El concepto de un sistema económico en el que haya mucha libertad es atractivo. El argumento central es que la economía gana eficiencia cuando las empresas no tienen restricciones al momento de decidir qué producir y a qué precio vender lo que producen.
Obviamente esto no significa una libertad tan extrema como para que las empresas puedan engañarse entre ellas o engañar a los consumidores, vendiendo cosas dañinas, de mala calidad o, simplemente, distintas a las ofrecidas.
La idea es que las empresas se muevan con la mayor libertad posible, pero dentro de un marco claro de regulaciones comerciales, laborales o ambientales y que usen esa amplia libertad para competir e innovar.
Hasta ahí todo bien, sobre todo si los productores realmente compiten entre ellos, de manera que los consumidores pueden beneficiarse de bajos precios y constante innovación.

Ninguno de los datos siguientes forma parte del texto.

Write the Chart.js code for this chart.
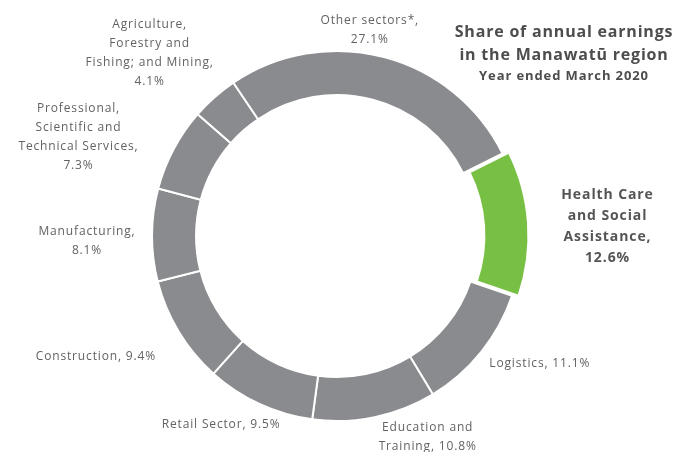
<!DOCTYPE html>
<html>
<head>
<meta charset="utf-8">
<script src="https://cdn.jsdelivr.net/npm/chart.js@4.4.1/dist/chart.umd.min.js"></script>
<style>
  body { margin: 0; background: #fff; }
  #wrap { width: 675px; height: 452px; position: relative; }
</style>
</head>
<body>
<div id="wrap"><canvas id="chartCanvas"></canvas></div>
<script>
// Sectors, clockwise from the highlighted one
const sectors = [
    "Health Care and Social Assistance",
    "Logistics",
    "Education and Training",
    "Retail Sector",
    "Construction",
    "Manufacturing",
    "Professional, Scientific and Technical Services",
    "Agriculture, Forestry and Fishing; and Mining",
    "Other sectors*"
];
const shares = [12.6, 11.1, 10.8, 9.5, 9.4, 8.1, 7.3, 4.1, 27.1];

// How each label is broken into lines
const labelLines = [
    ["Health Care", "and Social", "Assistance,", "12.6%"],
    ["Logistics, 11.1%"],
    ["Education and", "Training, 10.8%"],
    ["Retail Sector, 9.5%"],
    ["Construction, 9.4%"],
    ["Manufacturing,", "8.1%"],
    ["Professional,", "Scientific and", "Technical Services,", "7.3%"],
    ["Agriculture,", "Forestry and", "Fishing; and Mining,", "4.1%"],
    ["Other sectors*,", "27.1%"]
];
const highlight = "Health Care and Social Assistance";
const titleLines = ["Share of annual earnings", "in the Manawatū region"];
const subtitle = "Year ended March 2020";

// Nudges from the default label anchor (just outside the middle of each slice)
const labelNudge = [[51, 5], [47, 2], [50, 5], [-32, 7], [-70, 17], [-50, 6], [-82, -5], [-55, -33], [-18, -12]];

const grey = "#8a8b8e";
const green = "#78c043";
const textColor = "#626262";

// Draws the sector labels and the title block
const labelPlugin = {
    id: "sectorLabels",
    afterDatasetsDraw(chart) {
        const ctx = chart.ctx;
        const meta = chart.getDatasetMeta(0);
        ctx.save();
        ctx.textAlign = "center";
        ctx.textBaseline = "middle";

        meta.data.forEach((arc, i) => {
            const p = arc.getProps(["x", "y", "startAngle", "endAngle", "outerRadius"], true);
            const mid = (p.startAngle + p.endAngle) / 2;
            const r = p.outerRadius + (arc.options.offset || 0) + 15;
            const ax = p.x + Math.cos(mid) * r + labelNudge[i][0];
            const ay = p.y + Math.sin(mid) * r + labelNudge[i][1];
            const isHi = sectors[i] === highlight;
            const lh = isHi ? 21 : 19;
            ctx.font = isHi ? "bold 14px 'Open Sans'" : "12px 'Open Sans'";
            ctx.letterSpacing = isHi ? "0.9px" : "0.85px";
            ctx.fillStyle = isHi ? "#555" : textColor;
            const lines = labelLines[i];
            const top = ay - (lines.length - 1) * lh / 2;
            lines.forEach((line, j) => ctx.fillText(line, ax, top + j * lh));
        });

        // title block, top right
        ctx.fillStyle = "#4d4d4d";
        ctx.font = "bold 16px 'Open Sans'";
        ctx.letterSpacing = "0.8px";
        ctx.fillText(titleLines[0], 564, 32);
        ctx.fillText(titleLines[1], 564, 55);
        ctx.font = "bold 13px 'Open Sans'";
        ctx.letterSpacing = "0.9px";
        ctx.fillText(subtitle, 564, 76);
        ctx.restore();
    }
};

const ctx = document.getElementById("chartCanvas").getContext("2d");
const myChart = new Chart(ctx, {
    type: "doughnut",
    data: {
        labels: sectors,
        datasets: [{
            data: shares,
            backgroundColor: sectors.map(s => s === highlight ? green : grey),
            borderColor: "#fff",
            borderWidth: 2,
            hoverBorderWidth: 2,
            offset: sectors.map(s => s === highlight ? 20 : 0),
            hoverOffset: 0
        }]
    },
    options: {
        responsive: true,
        maintainAspectRatio: false,
        animation: false,
        events: [],
        rotation: 63.5,
        cutout: "76.2%",
        layout: {
            padding: { left: 141, right: 142, top: 40, bottom: 20 }
        },
        plugins: {
            legend: { display: false },
            tooltip: { enabled: false }
        }
    },
    plugins: [labelPlugin]
});
</script>
</body>
</html>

El problema con ese análisis es que en muchos casos se resalta exclusivamente la importancia de la libertad, pero se olvida otro de los pilares que existieron (al menos filosóficamente) cuando nacía esa forma de ver el mundo.
Hace bastante más de dos siglos, la Revolución Francesa proclamaba los principios de “libertad, igualdad, fraternidad” y hoy se ha vuelto bastante común ver a gente defendiendo el primer principio, pero olvidándose del tercero.
Porque la fraternidad no es otra cosa que la solidaridad entre los seres humanos. La solidaridad es ayudar a los que más necesitan, a aquellos que requieren de un “empujón” para poder salir adelante. Y la solidaridad no debería ser vista como una carga para el resto, sino como un elemento que incluso permite tener una sociedad más libre.
Hacer un énfasis exclusivo en la importancia de la libertad, olvidándose completamente de la solidaridad puede parecer una expresión de egoísmo y no tanto de una ideología.